Des parcours et ateliers mais pas de "pourquoi" et de "pour quoi"

Or, regrettent-ils, si l'école maternelle fait régulièrement l'objet d'études, "ces dernières restent immanquablement ciblées sur des objectifs langagiers, de socialisation" et le développement moteur reste "bien peu pris en compte", tout comme dans les programmes et sur le terrain : le terme EPS (Éducation physique et sportive) est absent dans les textes au cycle 1 (dans les programmes 2015, cet enseignement se rapporte au domaine "Agir, s'exprimer, comprendre à travers l'activité physique") ; de même, si le ministère définit un temps d'activités motrices quotidien (de 30 à 45 minutes) et élabore un document d'accompagnement de plus de 110 pages à l'intention des enseignants, il "peine à définir ce qui relève d'un socle solide d'acquisitions".

De plus, constatent encore les chercheurs, l'apprentissage de la motricité, tel qu'il est mis en œuvre actuellement se limite trop à l'action, le geste technique sportif, au détriment du "pourquoi" et encore moins de "pour quoi". Plusieurs exemples illustrent leur propos. Pour l'attendu de fin de cycle "lancer de différentes façons, dans des espaces et avec des matériels variés, dans un but précis", les enseignants répondent par la mise en place d'ateliers, "variant la nature du lancer et son projectile. À cela s'ajoute un travail sur le respect des règles sécuritaires et organisationnelles. Mais quid des prérequis nécessaires au lancer et des réflexions prospectives en termes de transformations motrices et de construction du schéma corporel ?", s'interrogent-ils.
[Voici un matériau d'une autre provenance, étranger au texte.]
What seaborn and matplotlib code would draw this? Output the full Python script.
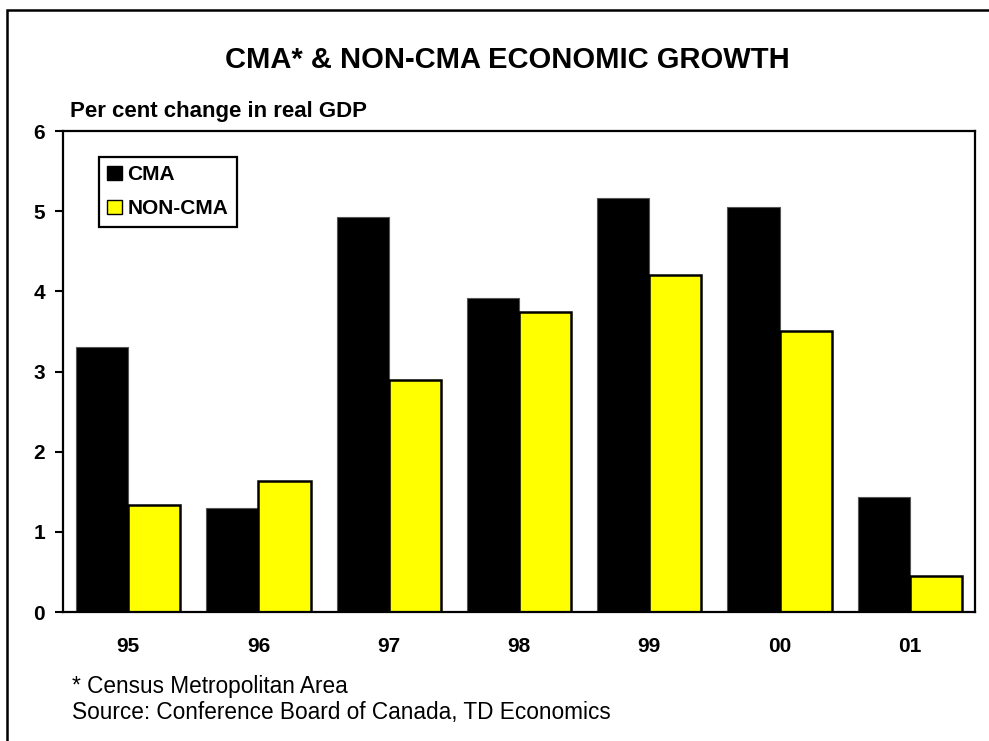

L'attendu "se déplacer avec aisance dans des environnements variés, naturels ou aménagés" "se résume" quant à lui "à des parcours, plus ou moins évolutifs, mais où les notions d'équilibration, d'appuis podaux sont ignorées dans leurs conceptions biomécanique et proprioceptive [qui permettent d'avoir conscience de la position et des mouvements de chaque segment du corps, selon la définition du Larousse].

Introduire et évaluer l'équilibre, l'inhibition, la proprioception, l'adaptation

Or, "l'équilibration, les locomotions, les projections et réceptions d'objets ainsi que les manipulations de ces derniers constituent des unités motrices fondamentales sur lesquelles devraient s'appuyer les programmes", insistent les deux enseignants. À ce titre, par exemple, la danse est intéressante : parce qu'elle permet de combiner des unités motrices (équilibre, formes de locomotion variées, avec ou sans manipulation d’objets), et "fait appel à l'imaginaire de l'enfant et construit la relation à l'autre".

Les deux enseignants regrettent aussi le prédominance du "faire" sur le "comment faire" dans l'évaluation de cette activité à la maternelle. Actuellement, observent-ils, l'enseignant "porte son attention sur l'engagement de l'enfant dans la situation, sur ses capacités à entrer dans l'action".

Les chercheurs prônent plutôt pour la mise en place d'une activité et d'une évaluation qui porteraient sur la "maîtrise corporelle" : cela passe notamment par la prise en compte dans l'activité de l'équilibre, de l'inhibition (contrôle de l'empêchement, de l'arrêt, du freinage, d'un ou de tous les mouvements), de la proprioception et de l'adaptation (gestuelle, lors des déplacements, à l'espace).